In between the palaver, we pulled into the Denny's in Barstow and ordered lots of food slathered in gravy. We bit into chicken fried steak without one hint of warning about what it was going to do to our arteries or our middles. We didn't care. We were fugitives from the law of averages.
So what happens when two middle-aged fugitives stop at a Denny's without their spouses? Okay, now, I'm not going to apologize for this. You have to understand that we're men, and there's a certain animal instinct that bubbles to the surface in a situation like this, I mean, Chuck and I are a couple of red-blooded American males, you know? You guessed it. We talked about our kids.
Yeah, we bad.
We riffed on preschool behavior, on bedtime rituals, on how to raise kids, and on Dave Van. You can't put two journal-writing fathers on the road for hours and hours and not have the subject of Dave Van come up. And we're just as sorry as we can be about that.

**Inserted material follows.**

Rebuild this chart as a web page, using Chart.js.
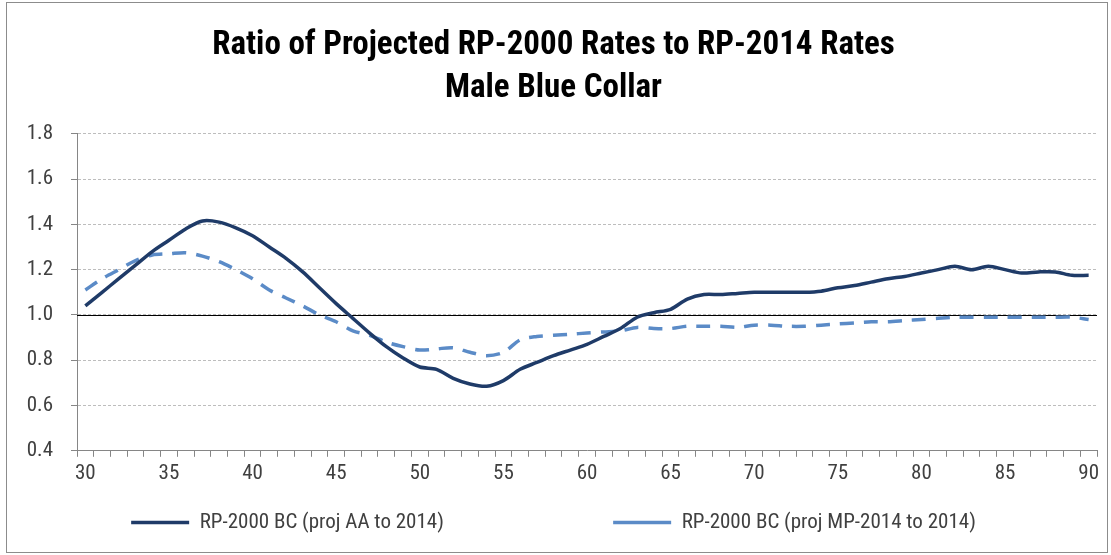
<!DOCTYPE html>
<html>
<head>
<meta charset="utf-8">
<script src="https://cdn.jsdelivr.net/npm/chart.js@4"></script>
<style>
  html, body { margin: 0; padding: 0; background: #fff; }
  #wrap { width: 1111px; height: 555px; }
</style>
</head>
<body>
<div id="wrap"><canvas id="myChart" width="1111" height="555"></canvas></div>
<script>
const ages = [];
for (let a = 30; a <= 90; a++) ages.push(a);

const projAA = [
  1.04, 1.10, 1.16, 1.22, 1.28, 1.33, 1.38, 1.415, 1.41, 1.385,
  1.35, 1.30, 1.25, 1.19, 1.12, 1.05, 0.985, 0.92, 0.86, 0.81,
  0.77, 0.76, 0.72, 0.695, 0.685, 0.71, 0.76, 0.79, 0.82, 0.845,
  0.87, 0.905, 0.94, 0.99, 1.01, 1.025, 1.07, 1.09, 1.09, 1.095,
  1.10, 1.10, 1.10, 1.10, 1.105, 1.12, 1.13, 1.145, 1.16, 1.17,
  1.185, 1.20, 1.215, 1.20, 1.215, 1.20, 1.185, 1.19, 1.19, 1.175,
  1.175
];
const projMP = [
  1.11, 1.16, 1.20, 1.24, 1.265, 1.27, 1.275, 1.26, 1.235, 1.20,
  1.16, 1.11, 1.075, 1.04, 1.00, 0.97, 0.93, 0.91, 0.88, 0.86,
  0.845, 0.85, 0.855, 0.835, 0.82, 0.835, 0.89, 0.905, 0.91, 0.915,
  0.92, 0.925, 0.93, 0.945, 0.94, 0.94, 0.95, 0.95, 0.95, 0.945,
  0.955, 0.955, 0.95, 0.95, 0.955, 0.96, 0.965, 0.97, 0.97, 0.975,
  0.98, 0.985, 0.99, 0.99, 0.99, 0.99, 0.99, 0.99, 0.99, 0.99,
  0.98
];
const yTicks = [0.4, 0.6, 0.8, 1.0, 1.2, 1.4, 1.6, 1.8];
const titleLines = ["Ratio of Projected RP-2000 Rates to RP-2014 Rates", "Male Blue Collar"];
const seriesNames = ["RP-2000 BC (proj AA to 2014)", "RP-2000 BC (proj MP-2014 to 2014)"];

const FONT = "'Liberation Sans Narrow', 'Roboto Condensed', Lato, sans-serif";

// solid black line at 1.0 + outer frame
const extras = {
  id: "extras",
  beforeDatasetsDraw(chart) {
    const { ctx, chartArea, scales } = chart;
    const y = Math.round(scales.y.getPixelForValue(1.0)) + 0.5;
    ctx.save();
    ctx.strokeStyle = "#000";
    ctx.lineWidth = 1;
    ctx.beginPath();
    ctx.moveTo(chartArea.left, y);
    ctx.lineTo(chartArea.right, y);
    ctx.stroke();
    ctx.restore();
  },
  afterDraw(chart) {
    const ctx = chart.ctx;
    ctx.save();
    ctx.strokeStyle = "#8c8c8c";
    ctx.lineWidth = 1;
    ctx.strokeRect(6.5, 2.5, 1101, 550);
    ctx.restore();
  }
};

new Chart(document.getElementById("myChart"), {
  type: "line",
  data: {
    labels: ages,
    datasets: [
      {
        label: seriesNames[0],
        data: projAA,
        borderColor: "#1f3b68",
        backgroundColor: "#1f3b68",
        borderWidth: 3.5,
        pointRadius: 0,
        pointStyle: "line",
        tension: 0.3,
      },
      {
        label: seriesNames[1],
        data: projMP,
        borderColor: "#5b8bc7",
        backgroundColor: "#5b8bc7",
        borderWidth: 3.5,
        borderDash: [14, 10],
        pointRadius: 0,
        pointStyle: "line",
        tension: 0.3,
      },
    ],
  },
  options: {
    responsive: false,
    animation: false,
    layout: { padding: { left: 10, right: 14, top: 24, bottom: 12 } },
    scales: {
      x: {
        type: "category",
        offset: true,
        grid: {
          offset: true,
          drawOnChartArea: false,
          drawTicks: true,
          tickLength: 6,
          color: "#868686",
        },
        border: { color: "#868686", width: 1 },
        ticks: {
          autoSkip: false,
          maxRotation: 0,
          padding: 4,
          color: "#404040",
          font: { family: FONT, size: 21 },
          callback: (v, i) => (ages[i] % 5 === 0 ? String(ages[i]) : ""),
        },
      },
      y: {
        min: 0.4,
        max: 1.8,
        afterBuildTicks: (s) => { s.ticks = yTicks.map((v) => ({ value: v })); },
        afterFit: (s) => { s.width = 67; },
        grid: {
          color: "#bdbdbd",
          tickColor: "#868686",
          tickLength: 6,
        },
        border: { color: "#868686", width: 1, dash: [3, 2] },
        ticks: {
          padding: 18,
          color: "#404040",
          font: { family: FONT, size: 21 },
          callback: (v) => Number(v).toFixed(1),
        },
      },
    },
    plugins: {
      title: {
        display: true,
        text: titleLines,
        color: "#000",
        font: { family: FONT, size: 33, weight: "bold", lineHeight: 1.3 },
        padding: { top: 0, bottom: 24 },
      },
      legend: {
        position: "bottom",
        labels: {
          usePointStyle: true,
          pointStyleWidth: 58,
          boxHeight: 10,
          padding: 22,
          color: "#404040",
          font: { family: FONT, size: 21 },
          generateLabels: (chart) => {
            const items = Chart.defaults.plugins.legend.labels.generateLabels(chart);
            // wide gap between the two entries, as in the original
            items[0].text = items[0].text + "\u2003".repeat(8);
            return items;
          },
        },
      },
      tooltip: { enabled: false },
    },
  },
  plugins: [extras],
});
</script>
</body>
</html>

We got him out of our systems and moved on to really sink our teeth into online journals and their authors. We left bite marks in a few, and decided that the good ones would be allowed to continue. The talk moved on to music and pie and movies and moustaches. And women again and booze again and hey, how 'bout them frogs, them snails, them puppydog tails.

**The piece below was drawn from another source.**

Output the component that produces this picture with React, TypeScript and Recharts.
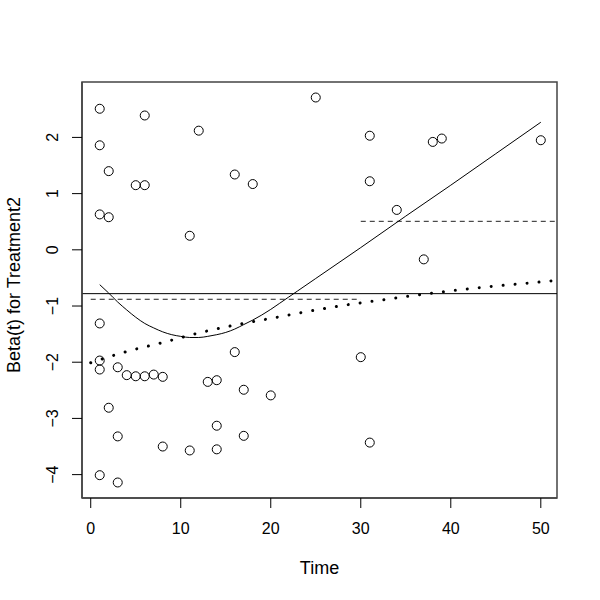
import React from 'react';
import {
  ComposedChart,
  XAxis,
  YAxis,
  Scatter,
  Line,
  ReferenceLine,
  ReferenceArea,
  Label,
} from 'recharts';

// scaled Schoenfeld residuals
const residTime = [
  1, 1, 1, 1, 1, 1, 1,
  2, 2, 2,
  3, 3, 3,
  4,
  5, 5,
  6, 6, 6,
  7,
  8, 8,
  11, 11,
  12,
  13,
  14, 14, 14,
  16, 16,
  17, 17,
  18,
  20,
  25,
  30,
  31, 31, 31,
  34,
  37,
  38,
  39,
  50,
];
const residBeta = [
  2.51, 1.86, 0.63, -1.31, -1.97, -2.13, -4.01,
  1.40, 0.58, -2.81,
  -2.09, -3.32, -4.14,
  -2.23,
  1.15, -2.25,
  2.39, 1.15, -2.25,
  -2.22,
  -2.26, -3.5,
  0.25, -3.57,
  2.12,
  -2.35,
  -2.32, -3.13, -3.55,
  1.34, -1.82,
  -2.49, -3.31,
  1.17,
  -2.59,
  2.71,
  -1.91,
  2.03, 1.22, -3.43,
  0.71,
  -0.17,
  1.92,
  1.98,
  1.95,
];

// smooth fit
const fitTime = [1, 2, 3, 4, 5, 6, 7, 8, 9, 10, 11, 12, 13, 14, 15, 16, 17, 18, 19, 20, 21, 22, 23, 25, 30, 35, 40, 45, 50];
const fitBeta = [
  -0.62, -0.77, -0.93, -1.07, -1.2, -1.31, -1.39, -1.46, -1.51, -1.54, -1.56, -1.56, -1.54, -1.51,
  -1.47, -1.41, -1.33, -1.25, -1.16, -1.06, -0.95, -0.84, -0.73, -0.51, 0.04, 0.6, 1.15, 1.71, 2.27,
];

// dotted trend
const trendTime = [0, 4, 8, 12, 16, 20, 24, 28, 32, 36, 40, 44, 48, 52];
const trendBeta = [-2.01, -1.81, -1.65, -1.48, -1.34, -1.22, -1.1, -0.99, -0.9, -0.81, -0.73, -0.66, -0.6, -0.54];

// step estimate (dashed)
const stepTime = [0, 30, 30, 52];
const stepBeta = [-0.88, -0.88, 0.507, 0.507];

const constBeta = -0.78;

const xTicks = [0, 10, 20, 30, 40, 50];
const yTicks = [-4, -3, -2, -1, 0, 1, 2];

const residData = residTime.map((t, i) => ({ t, b: residBeta[i] }));
const fitData = fitTime.map((t, i) => ({ t, b: fitBeta[i] }));
const trendData = trendTime.map((t, i) => ({ t, b: trendBeta[i] }));
const stepLeft = stepTime.slice(0, 2).map((t, i) => ({ t, b: stepBeta[i] }));
const stepRight = stepTime.slice(2).map((t, i) => ({ t, b: stepBeta[i + 2] }));

const FONT = '"Liberation Sans", Arial, Helvetica, sans-serif';
const xDomain = [-0.97, 51.8];
const yDomain = [-4.416, 2.986];

const fmt = (v: number) => String(v).replace('-', '\u2212');

const OpenCircle = (props: any) => {
  const { cx, cy } = props;
  return <circle cx={cx} cy={cy} r={4.5} fill="none" stroke="#000" strokeWidth={1} />;
};

const YTick = (props: any) => {
  const { x, y, payload } = props;
  return (
    <text
      x={x}
      y={y}
      dy="0.35em"
      transform={`rotate(-90 ${x} ${y})`}
      textAnchor="middle"
      fontSize={16}
      fontFamily={FONT}
      fill="#000"
    >
      {fmt(payload.value)}
    </text>
  );
};

const YTitle = (props: any) => {
  const vb = props.viewBox || { x: 0, y: 82, height: 416 };
  const x = vb.x + 19.5;
  const y = vb.y + vb.height / 2 - 5;
  return (
    <text
      x={x}
      y={y}
      transform={`rotate(-90 ${x} ${y})`}
      textAnchor="middle"
      fontSize={18}
      fontFamily={FONT}
      fill="#000"
    >
      Beta(t) for Treatment2
    </text>
  );
};

export default function App() {
  return (
    <div style={{ position: 'absolute', left: 0, top: 0, width: 600, height: 600, background: '#fff' }}>
      <ComposedChart width={600} height={600} margin={{ top: 82, right: 43, bottom: 0, left: 0 }}>
        <XAxis
          dataKey="t"
          type="number"
          domain={xDomain}
          ticks={xTicks}
          allowDataOverflow
          height={102}
          tickSize={10}
          tickMargin={15}
          tickLine={{ stroke: '#000' }}
          axisLine={{ stroke: '#444', strokeWidth: 1.5 }}
          tick={{ fontSize: 16, fontFamily: FONT, fill: '#000' }}
        >
          <Label
            value="Time"
            position="insideBottom"
            offset={26}
            style={{ fontSize: 18, fontFamily: FONT, fill: '#000' }}
          />
        </XAxis>
        <YAxis
          type="number"
          domain={yDomain}
          ticks={yTicks}
          allowDataOverflow
          width={82}
          tickSize={10}
          tickMargin={20}
          tickLine={{ stroke: '#000' }}
          axisLine={{ stroke: '#444', strokeWidth: 1.5 }}
          tick={<YTick />}
        >
          <Label content={<YTitle />} />
        </YAxis>
        {/* plot frame */}
        <ReferenceArea
          x1={xDomain[0]}
          x2={xDomain[1]}
          y1={yDomain[0]}
          y2={yDomain[1]}
          fill="none"
          fillOpacity={0}
          stroke="#444"
          strokeWidth={1.5}
          ifOverflow="visible"
        />
        <ReferenceLine y={constBeta} stroke="#000" strokeWidth={1} ifOverflow="hidden" />
        <Line
          data={stepLeft}
          dataKey="b"
          type="linear"
          stroke="#222"
          strokeWidth={1}
          strokeDasharray="5 4"
          dot={false}
          activeDot={false}
          isAnimationActive={false}
        />
        <Line
          data={stepRight}
          dataKey="b"
          type="linear"
          stroke="#222"
          strokeWidth={1}
          strokeDasharray="5 4"
          dot={false}
          activeDot={false}
          isAnimationActive={false}
        />
        <Line
          data={trendData}
          dataKey="b"
          type="monotone"
          stroke="#000"
          strokeWidth={3}
          strokeLinecap="round"
          strokeDasharray="0.01 12"
          dot={false}
          activeDot={false}
          isAnimationActive={false}
        />
        <Line
          data={fitData}
          dataKey="b"
          type="monotone"
          stroke="#000"
          strokeWidth={1}
          dot={false}
          activeDot={false}
          isAnimationActive={false}
        />
        <Scatter data={residData} dataKey="b" shape={<OpenCircle />} isAnimationActive={false} />
      </ComposedChart>
    </div>
  );
}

Chuck and I were lucky we didn't get fried by the lighting that showed up as we were about to turn off the highway and head up the dirt road. Once we were off pavement, Chuck got out and locked up the hubs. Gotta lock up yer hubs, men, if yer agoin' four-wheelin'. Arrr.
Bounce. Drift. Miles of bounce dip bounce drift bounce. We followed the map almost perfectly and then, just past a couple of rises, we saw It.
Wow. Just like on the internet. We looked closely at the telephone. It was not off the hook.
Major damper. What was it, a broken wire? A flipped switch somewhere in The West? We couldn't know. We took pictures, kicked at the dirt, cleaned up a little, took more pictures.
And we did it all quietly. There's a hush out there, a silence that wraps itself around you and insists that you listen. The sounds of wind and thunder and shoes on gravel take over, reminding a man of his size amid the vast expanse of sagebrush and time.
I can't say it was a failure. We wanted to take calls though, and get the full flavor of that metacybertelephonic experience that seems so improbable. Double dang.